# [Data]
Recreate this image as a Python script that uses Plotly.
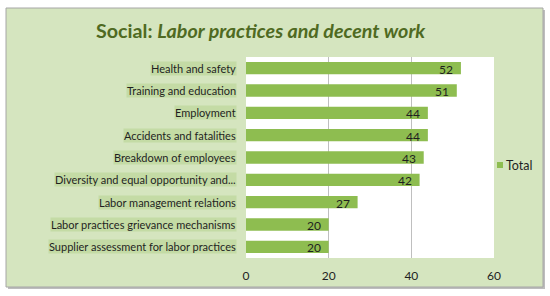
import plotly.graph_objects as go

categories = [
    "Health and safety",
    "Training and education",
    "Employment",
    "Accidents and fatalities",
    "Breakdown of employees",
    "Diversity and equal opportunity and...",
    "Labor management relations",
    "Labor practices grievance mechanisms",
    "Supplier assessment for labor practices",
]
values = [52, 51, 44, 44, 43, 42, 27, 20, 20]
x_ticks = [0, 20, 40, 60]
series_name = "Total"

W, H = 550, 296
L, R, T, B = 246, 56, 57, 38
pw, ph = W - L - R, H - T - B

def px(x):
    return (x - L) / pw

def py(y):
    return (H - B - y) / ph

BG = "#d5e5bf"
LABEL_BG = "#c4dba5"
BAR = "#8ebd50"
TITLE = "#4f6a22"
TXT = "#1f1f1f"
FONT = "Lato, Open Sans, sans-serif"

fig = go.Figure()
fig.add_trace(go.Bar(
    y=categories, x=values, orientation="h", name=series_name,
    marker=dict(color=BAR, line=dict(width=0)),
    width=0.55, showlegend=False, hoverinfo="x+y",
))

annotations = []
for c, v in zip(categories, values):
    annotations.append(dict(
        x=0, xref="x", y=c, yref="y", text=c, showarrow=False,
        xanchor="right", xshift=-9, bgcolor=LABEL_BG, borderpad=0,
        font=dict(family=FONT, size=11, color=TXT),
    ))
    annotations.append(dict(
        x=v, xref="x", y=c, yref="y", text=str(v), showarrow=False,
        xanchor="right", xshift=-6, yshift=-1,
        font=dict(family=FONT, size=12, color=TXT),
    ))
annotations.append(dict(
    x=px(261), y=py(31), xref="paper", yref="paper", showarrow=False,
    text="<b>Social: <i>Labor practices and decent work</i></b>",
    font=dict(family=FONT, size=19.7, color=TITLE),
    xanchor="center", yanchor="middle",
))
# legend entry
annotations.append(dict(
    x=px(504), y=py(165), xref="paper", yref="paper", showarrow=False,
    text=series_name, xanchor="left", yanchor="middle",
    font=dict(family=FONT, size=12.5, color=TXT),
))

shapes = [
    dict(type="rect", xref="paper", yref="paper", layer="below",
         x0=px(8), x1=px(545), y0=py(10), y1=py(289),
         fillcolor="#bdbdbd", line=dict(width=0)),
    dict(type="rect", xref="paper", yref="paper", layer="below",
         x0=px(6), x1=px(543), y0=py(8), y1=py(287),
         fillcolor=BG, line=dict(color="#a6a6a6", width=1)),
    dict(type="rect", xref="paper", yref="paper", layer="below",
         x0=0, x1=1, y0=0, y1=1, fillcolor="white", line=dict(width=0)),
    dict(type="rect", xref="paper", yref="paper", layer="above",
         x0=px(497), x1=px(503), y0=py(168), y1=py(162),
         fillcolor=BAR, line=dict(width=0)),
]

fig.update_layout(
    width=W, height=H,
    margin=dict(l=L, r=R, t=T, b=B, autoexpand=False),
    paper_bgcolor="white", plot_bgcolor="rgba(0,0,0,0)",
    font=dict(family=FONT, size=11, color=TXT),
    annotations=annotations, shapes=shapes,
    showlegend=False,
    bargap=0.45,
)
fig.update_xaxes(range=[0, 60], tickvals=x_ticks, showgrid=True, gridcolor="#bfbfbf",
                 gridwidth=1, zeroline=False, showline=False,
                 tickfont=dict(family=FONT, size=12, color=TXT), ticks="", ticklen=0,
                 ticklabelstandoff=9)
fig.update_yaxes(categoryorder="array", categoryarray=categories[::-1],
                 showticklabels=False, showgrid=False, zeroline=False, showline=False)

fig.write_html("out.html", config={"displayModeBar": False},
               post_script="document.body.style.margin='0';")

# [Aim]
Reproduce every line above as written, skipping pictures.

# [Result of this exercise]
Recreate this image as a Python script that uses Plotly.
import plotly.graph_objects as go

categories = [
    "Health and safety",
    "Training and education",
    "Employment",
    "Accidents and fatalities",
    "Breakdown of employees",
    "Diversity and equal opportunity and...",
    "Labor management relations",
    "Labor practices grievance mechanisms",
    "Supplier assessment for labor practices",
]
values = [52, 51, 44, 44, 43, 42, 27, 20, 20]
x_ticks = [0, 20, 40, 60]
series_name = "Total"

W, H = 550, 296
L, R, T, B = 246, 56, 57, 38
pw, ph = W - L - R, H - T - B

def px(x):
    return (x - L) / pw

def py(y):
    return (H - B - y) / ph

BG = "#d5e5bf"
LABEL_BG = "#c4dba5"
BAR = "#8ebd50"
TITLE = "#4f6a22"
TXT = "#1f1f1f"
FONT = "Lato, Open Sans, sans-serif"

fig = go.Figure()
fig.add_trace(go.Bar(
    y=categories, x=values, orientation="h", name=series_name,
    marker=dict(color=BAR, line=dict(width=0)),
    width=0.55, showlegend=False, hoverinfo="x+y",
))

annotations = []
for c, v in zip(categories, values):
    annotations.append(dict(
        x=0, xref="x", y=c, yref="y", text=c, showarrow=False,
        xanchor="right", xshift=-9, bgcolor=LABEL_BG, borderpad=0,
        font=dict(family=FONT, size=11, color=TXT),
    ))
    annotations.append(dict(
        x=v, xref="x", y=c, yref="y", text=str(v), showarrow=False,
        xanchor="right", xshift=-6, yshift=-1,
        font=dict(family=FONT, size=12, color=TXT),
    ))
annotations.append(dict(
    x=px(261), y=py(31), xref="paper", yref="paper", showarrow=False,
    text="<b>Social: <i>Labor practices and decent work</i></b>",
    font=dict(family=FONT, size=19.7, color=TITLE),
    xanchor="center", yanchor="middle",
))
# legend entry
annotations.append(dict(
    x=px(504), y=py(165), xref="paper", yref="paper", showarrow=False,
    text=series_name, xanchor="left", yanchor="middle",
    font=dict(family=FONT, size=12.5, color=TXT),
))

shapes = [
    dict(type="rect", xref="paper", yref="paper", layer="below",
         x0=px(8), x1=px(545), y0=py(10), y1=py(289),
         fillcolor="#bdbdbd", line=dict(width=0)),
    dict(type="rect", xref="paper", yref="paper", layer="below",
         x0=px(6), x1=px(543), y0=py(8), y1=py(287),
         fillcolor=BG, line=dict(color="#a6a6a6", width=1)),
    dict(type="rect", xref="paper", yref="paper", layer="below",
         x0=0, x1=1, y0=0, y1=1, fillcolor="white", line=dict(width=0)),
    dict(type="rect", xref="paper", yref="paper", layer="above",
         x0=px(497), x1=px(503), y0=py(168), y1=py(162),
         fillcolor=BAR, line=dict(width=0)),
]

fig.update_layout(
    width=W, height=H,
    margin=dict(l=L, r=R, t=T, b=B, autoexpand=False),
    paper_bgcolor="white", plot_bgcolor="rgba(0,0,0,0)",
    font=dict(family=FONT, size=11, color=TXT),
    annotations=annotations, shapes=shapes,
    showlegend=False,
    bargap=0.45,
)
fig.update_xaxes(range=[0, 60], tickvals=x_ticks, showgrid=True, gridcolor="#bfbfbf",
                 gridwidth=1, zeroline=False, showline=False,
                 tickfont=dict(family=FONT, size=12, color=TXT), ticks="", ticklen=0,
                 ticklabelstandoff=9)
fig.update_yaxes(categoryorder="array", categoryarray=categories[::-1],
                 showticklabels=False, showgrid=False, zeroline=False, showline=False)

fig.write_html("out.html", config={"displayModeBar": False},
               post_script="document.body.style.margin='0';")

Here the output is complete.